S-GSOM / Seeded Growing Self-Organising Map

Automatically identify clusters in the feature map using the already-available labelled samples (seeds). S-GSOM is an algorithm that consists of three core procedures: (1) the very small amounts of available or selected seeds are combined with other unlabeled samples; (2) the combined samples are presented to GSOM for training in which the seeds are treated the same as the unlabeled data; and (3) S-GSOM performs an extra phase, the cluster identification phase, as post-processing.


Carries out clustering on a simplified subset of contigs to maximize scaling according to metagenomic complexity from individual metagenome assemblies. Autometa is an algorithm that bins microbial genomes de novo from single shotgun metagenomes using sequence homology, coverage, and nucleotide composition to distinguish between contigs. The presence of marker genes can be used to estimate the genome completeness of bins, as well as the level of contamination, as each marker should only be detected once per bin.


Phylogenetically classifies variable-length DNA sequence fragments.
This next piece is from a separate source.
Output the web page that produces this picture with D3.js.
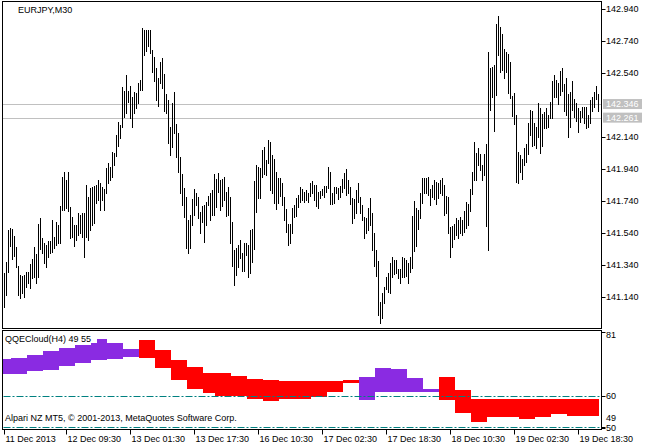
<!DOCTYPE html>
<html lang="en">
<head>
<meta charset="UTF-8">
<title>EURJPY,M30</title>
<script src="https://d3js.org/d3.v7.min.js"></script>
<style>
  body { margin: 0; background: #fff; }
  svg { display: block; font-family: "Liberation Sans", Arial, sans-serif; font-size: 9px; }
</style>
</head>
<body>
<div id="chart"></div>
<script>

	// M30 bars, high / low
	var highs = [141.288,141.361,141.559,141.569,141.563,141.521,141.450,141.334,141.277,141.271,
	 141.277,141.298,141.298,141.346,141.375,141.450,141.409,141.596,141.631,141.506,
	 141.475,141.465,141.492,141.492,141.621,141.517,141.611,141.590,141.709,141.888,
	 141.923,141.871,141.923,141.704,141.642,141.590,141.590,141.667,141.652,141.667,
	 141.667,141.840,141.767,141.819,141.829,141.834,141.840,141.871,141.854,141.829,
	 141.813,141.944,141.979,141.954,142.048,142.038,142.152,142.236,142.215,142.450,
	 142.429,142.527,142.429,142.459,142.392,142.423,142.413,142.475,142.496,142.819,
	 142.809,142.809,142.809,142.809,142.684,142.642,142.569,142.506,142.611,142.631,
	 142.534,142.409,142.371,142.204,142.350,142.423,142.221,142.167,142.013,141.909,
	 141.819,141.767,141.621,141.652,141.750,141.813,141.788,141.767,141.673,141.709,
	 141.715,141.736,141.771,141.788,141.809,141.909,141.875,141.913,141.871,141.875,
	 141.892,141.798,141.829,141.767,141.611,141.434,141.444,141.465,141.496,141.413,
	 141.475,141.475,141.465,141.559,141.563,141.867,141.965,141.954,141.944,142.059,
	 142.079,141.996,142.121,142.111,142.027,142.000,141.923,141.881,141.881,141.854,
	 141.767,141.688,141.596,141.596,141.694,141.715,141.756,141.777,141.829,141.813,
	 141.798,141.809,141.788,141.854,141.865,141.840,141.840,141.798,141.804,141.813,
	 141.834,141.834,141.954,141.923,141.792,141.825,141.829,141.819,141.834,141.875,
	 141.917,141.938,141.871,141.829,141.756,141.750,141.809,141.854,141.767,141.715,
	 141.642,141.631,141.694,141.756,141.663,141.538,141.434,141.367,141.111,141.163,
	 141.204,141.267,141.288,141.350,141.392,141.371,141.371,141.313,141.313,141.388,
	 141.381,141.371,141.350,141.388,141.646,141.742,141.694,141.684,141.788,141.881,
	 141.881,141.881,141.888,141.813,141.840,141.871,141.861,141.854,141.871,141.881,
	 141.840,141.771,141.767,141.579,141.584,141.596,141.631,141.621,141.642,141.621,
	 141.679,141.736,141.721,141.813,141.923,142.111,142.038,142.069,142.034,141.965,
	 142.034,142.096,142.673,142.569,142.579,142.590,142.846,142.896,142.829,142.784,
	 142.688,142.673,142.659,142.611,142.396,142.413,142.277,142.048,142.027,142.000,
	 142.069,142.096,142.225,142.309,142.304,142.229,142.204,142.350,142.319,142.284,
	 142.298,142.319,142.277,142.361,142.492,142.527,142.496,142.479,142.554,142.569,
	 142.471,142.506,142.409,142.423,142.492,142.375,142.354,142.319,142.304,142.325,
	 142.325,142.329,142.277,142.371,142.392,142.423,142.459,142.409];

	var lows = [141.075,141.152,141.298,141.459,141.375,141.396,141.329,141.152,141.136,141.163,
	 141.142,141.204,141.225,141.194,141.256,141.267,141.225,141.267,141.438,141.413,
	 141.350,141.329,141.392,141.413,141.423,141.444,141.465,141.475,141.475,141.684,
	 141.684,141.694,141.679,141.506,141.517,141.459,141.496,141.527,141.538,141.517,
	 141.392,141.517,141.496,141.559,141.590,141.600,141.725,141.746,141.684,141.746,
	 141.684,141.788,141.854,141.871,141.892,141.965,142.021,142.084,142.131,142.204,
	 142.263,142.288,142.361,142.256,142.204,142.288,142.319,142.354,142.434,142.434,
	 142.652,142.679,142.709,142.663,142.548,142.492,142.371,142.334,142.475,142.444,
	 142.304,142.288,142.104,142.027,142.079,142.163,142.017,141.923,141.792,141.715,
	 141.638,141.444,141.417,141.444,141.590,141.652,141.715,141.631,141.542,141.611,
	 141.486,141.590,141.715,141.621,141.652,141.652,141.700,141.798,141.684,141.709,
	 141.746,141.646,141.652,141.475,141.334,141.215,141.277,141.329,141.381,141.304,
	 141.304,141.402,141.267,141.288,141.361,141.438,141.673,141.756,141.756,141.888,
	 141.909,141.902,141.979,141.809,141.788,141.725,141.688,141.725,141.771,141.715,
	 141.621,141.548,141.465,141.479,141.538,141.642,141.646,141.704,141.736,141.746,
	 141.736,141.746,141.736,141.771,141.792,141.746,141.709,141.694,141.756,141.777,
	 141.763,141.798,141.819,141.721,141.721,141.729,141.788,141.750,141.767,141.798,
	 141.819,141.777,141.788,141.721,141.600,141.631,141.663,141.736,141.663,141.621,
	 141.506,141.538,141.559,141.590,141.434,141.334,141.271,141.027,140.979,141.006,
	 141.100,141.188,141.173,141.163,141.267,141.284,141.292,141.256,141.229,141.267,
	 141.267,141.271,141.225,141.298,141.319,141.429,141.459,141.563,141.631,141.729,
	 141.792,141.792,141.777,141.715,141.767,141.750,141.721,141.756,141.788,141.777,
	 141.652,141.663,141.538,141.392,141.450,141.500,141.527,141.506,141.538,141.527,
	 141.548,141.569,141.590,141.679,141.783,141.871,141.871,141.965,141.934,141.871,
	 141.902,141.584,141.434,142.309,142.392,142.179,142.402,142.652,142.548,142.559,
	 142.506,142.548,142.417,142.381,142.271,142.221,141.861,141.854,141.923,141.875,
	 141.965,141.986,142.034,142.152,142.084,142.090,142.069,142.138,142.038,142.084,
	 142.194,142.194,142.200,142.256,142.256,142.392,142.392,142.346,142.402,142.429,
	 142.304,142.277,142.138,142.200,142.309,142.267,142.242,142.173,142.236,142.267,
	 142.225,142.194,142.204,142.225,142.304,142.329,142.375,142.304];

	// price axis
	var priceTicks = [142.94, 142.74, 142.54, 142.14, 141.94, 141.74, 141.54, 141.34, 141.14];
	var priceLines = [142.346, 142.261];

	// time axis (bar index of each label)
	var timeTickBars = [0, 31, 63, 95, 127, 159, 191, 223, 255, 287];
	var timeLabels = ["11 Dec 2013", "12 Dec 09:30", "13 Dec 01:30", "13 Dec 17:30", "16 Dec 10:30",
	                  "17 Dec 02:30", "17 Dec 18:30", "18 Dec 10:30", "19 Dec 02:30", "19 Dec 18:30"];

	// QQECloud(H4): first M30 bar of each step, fast and slow line
	var cloudStart = [0,4,12,20,28,36,44,47,52,60,68,76,84,92,100,106,114,122,130,138,146,154,162,170,
	                  178,186,194,202,210,218,226,234,242,250,258,266,274,282,290];
	var qqeFast = [72.2,72.5,73.5,74.8,75.8,76.8,77.4,78.7,77.4,75.5,
	               72.6,69.3,65.3,62.4,61.1,60.1,60.1,59.1,58.6,59.1,59.1,59.8,61.5,64.4,
	               66.4,69.2,68.8,66.1,62.4,
	               58.8,54.7,51.7,53.4,53.4,52.6,53.4,54.2,53.7,53.7];
	var qqeSlow = [67.3,67.3,68.3,68.6,69.9,70.9,71.9,71.9,72.2,72.8,
	               78.4,75.1,71.9,69.6,67.6,67.6,66.6,65.7,65.3,65.1,65.1,65.1,65.1,65.3,
	               58.8,61.5,61.5,61.5,61.5,
	               66.2,62.1,59.1,59.1,59.1,59.1,59.1,59.1,59.1,59.1];
	var levels = [60, 50];
	var subTicks = [81, 60, 50, 49];

	var W = 649, H = 447;
	var left = 2.5, right = 601.5;
	var mainTop = 1.5, mainBottom = 328.5;
	var subTop = 330.5, subBottom = 429.5;

	var svg = d3.select("#chart")
	  .append("svg")
		.attr("width", W)
		.attr("height", H);

	svg.append("rect").attr("width", W).attr("height", H).attr("fill", "#fff");

	var n = highs.length;
	var x = d3.scaleLinear()
	  .domain([0, n - 1])
	  .range([4.5, 4.5 + 2 * (n - 1)]);

	var y = d3.scaleLinear()
	  .domain([141.14, 142.94])
	  .range([297, 9]);

	var sy = d3.scaleLinear()
	  .domain([49, 81])
	  .range([430, 332]);

	// clip paths
	var defs = svg.append("defs");
	defs.append("clipPath").attr("id", "clipMain")
	  .append("rect").attr("x", left).attr("y", mainTop).attr("width", right - left).attr("height", mainBottom - mainTop);
	defs.append("clipPath").attr("id", "clipSub")
	  .append("rect").attr("x", left).attr("y", subTop).attr("width", right - left).attr("height", subBottom - subTop);

	// ---- main window ----
	var main = svg.append("g").attr("clip-path", "url(#clipMain)");

	main.selectAll("line.pl")
	  .data(priceLines)
	  .enter()
	  .append("line")
		.attr("x1", left).attr("x2", right)
		.attr("y1", function(d) { return Math.round(y(d)) + 0.5; })
		.attr("y2", function(d) { return Math.round(y(d)) + 0.5; })
		.attr("stroke", "#c0c0c0");

	main.selectAll("line.bar")
	  .data(highs)
	  .enter()
	  .append("line")
		.attr("x1", function(d, i) { return x(i); })
		.attr("x2", function(d, i) { return x(i); })
		.attr("y1", function(d) { return y(d); })
		.attr("y2", function(d, i) { return y(lows[i]) + 1; })
		.attr("stroke", "#000")
		.attr("shape-rendering", "crispEdges");

	svg.append("text")
	  .attr("x", 18).attr("y", 13)
	  .text("EURJPY,M30");

	// price axis
	var pAxis = svg.append("g");
	pAxis.selectAll("line")
	  .data(priceTicks)
	  .enter()
	  .append("line")
		.attr("x1", right).attr("x2", right + 4)
		.attr("y1", function(d) { return Math.round(y(d)) + 0.5; })
		.attr("y2", function(d) { return Math.round(y(d)) + 0.5; })
		.attr("stroke", "#000");
	pAxis.selectAll("text")
	  .data(priceTicks)
	  .enter()
	  .append("text")
		.attr("x", 606)
		.attr("y", function(d) { return y(d); })
		.attr("dy", "0.35em")
		.text(function(d) { return d.toFixed(3); });

	var pl = svg.selectAll("g.plabel")
	  .data(priceLines)
	  .enter()
	  .append("g");
	pl.append("rect")
		.attr("x", 603).attr("width", 39)
		.attr("y", function(d) { return y(d) - 5; })
		.attr("height", 10)
		.attr("fill", "#c0c0c0");
	pl.append("text")
		.attr("x", 606)
		.attr("y", function(d) { return y(d); })
		.attr("dy", "0.35em")
		.attr("fill", "#fff")
		.text(function(d) { return d.toFixed(3); });

	// ---- QQECloud window ----
	var sub = svg.append("g").attr("clip-path", "url(#clipSub)");

	var steps = cloudStart.map(function(s, i) {
	  return {
		start: s,
		end: i < cloudStart.length - 1 ? cloudStart[i + 1] : n,
		fast: qqeFast[i],
		slow: qqeSlow[i]
	  };
	});

	sub.selectAll("rect.cloud")
	  .data(steps)
	  .enter()
	  .append("rect")
		.attr("x", function(d) { return x(d.start) - 1.5; })
		.attr("width", function(d) { return x(d.end) - x(d.start); })
		.attr("y", function(d) { return Math.round(sy(Math.max(d.fast, d.slow))); })
		.attr("height", function(d) { return Math.round(sy(Math.min(d.fast, d.slow))) - Math.round(sy(Math.max(d.fast, d.slow))); })
		.attr("fill", function(d) { return d.fast > d.slow ? "#8a2be2" : "#ff0000"; })
		.attr("shape-rendering", "crispEdges");

	sub.selectAll("line.level")
	  .data(levels)
	  .enter()
	  .append("line")
		.attr("x1", left + 1).attr("x2", right - 1)
		.attr("y1", function(d) { return Math.round(sy(d)) + 0.5; })
		.attr("y2", function(d) { return Math.round(sy(d)) + 0.5; })
		.attr("stroke", "#008080")
		.attr("stroke-dasharray", "7,2,2,2");

	svg.append("text")
	  .attr("x", 5).attr("y", 342)
	  .text("QQECloud(H4) 49 55");

	svg.append("text")
	  .attr("x", 5).attr("y", 421)
	  .text("Alpari NZ MT5, \u00a9 2001-2013, MetaQuotes Software Corp.");

	var sAxis = svg.append("g");
	sAxis.selectAll("line")
	  .data(subTicks)
	  .enter()
	  .append("line")
		.attr("x1", right).attr("x2", right + 4)
		.attr("y1", function(d) { return Math.min(Math.round(sy(d)), 428) + 0.5; })
		.attr("y2", function(d) { return Math.min(Math.round(sy(d)), 428) + 0.5; })
		.attr("stroke", "#000");
	sAxis.selectAll("text")
	  .data(subTicks)
	  .enter()
	  .append("text")
		.attr("x", 606)
		.attr("y", function(d) {
		  var v = sy(d);
		  if (d === 81) v += 3;
		  if (d === 49) v -= 12.5;
		  if (d === 50) v += 1;
		  return v;
		})
		.attr("dy", "0.35em")
		.text(function(d) { return d; });

	// frames
	svg.append("rect")
	  .attr("x", left).attr("y", mainTop)
	  .attr("width", right - left).attr("height", mainBottom - mainTop)
	  .attr("fill", "none").attr("stroke", "#000");
	svg.append("rect")
	  .attr("x", left).attr("y", subTop)
	  .attr("width", right - left).attr("height", subBottom - subTop)
	  .attr("fill", "none").attr("stroke", "#000");

	// time axis
	var tAxis = svg.append("g");
	tAxis.selectAll("line")
	  .data(timeTickBars)
	  .enter()
	  .append("line")
		.attr("x1", function(d) { return x(d); })
		.attr("x2", function(d) { return x(d); })
		.attr("y1", subBottom).attr("y2", subBottom + 5)
		.attr("stroke", "#000");
	tAxis.selectAll("text")
	  .data(timeTickBars)
	  .enter()
	  .append("text")
		.attr("x", function(d) { return x(d) + 1; })
		.attr("y", 442)
		.text(function(d, i) { return timeLabels[i]; });

</script>
</body>
</html>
PhyloPythia is a method that uses sequence composition to phylogenetically characterize sequence fragments. The software allows the phylogenetic classification of genomic fragments ≥ 1–3 kb for all taxonomic ranks considered (domain, phylum, class, order and genus). PhyloPythia can also achieve this for fragments originating from new organisms. It was used PhyloPythia to analyse three metagenomes: the Sargasso Sea sample and two samples of Enhanced Biological Phosphorus Removal (EBPR)-sludge used in industrial wastewater processing.


Allows user to obtain the specified species from next-generation sequencing (NGS) short reads. MetaObtainer uses overlap information to group short reads and then uses composition information to obtain specified species. It was compared with TOSS (another NGS reads classification tool) and tested on some synthetic datasets with different numbers of species, phylogenetic distances between species, abundance ratios, and sequencing error rates. The results show that the tool can perform well with large-scale datasets on personal computers with acceptable time.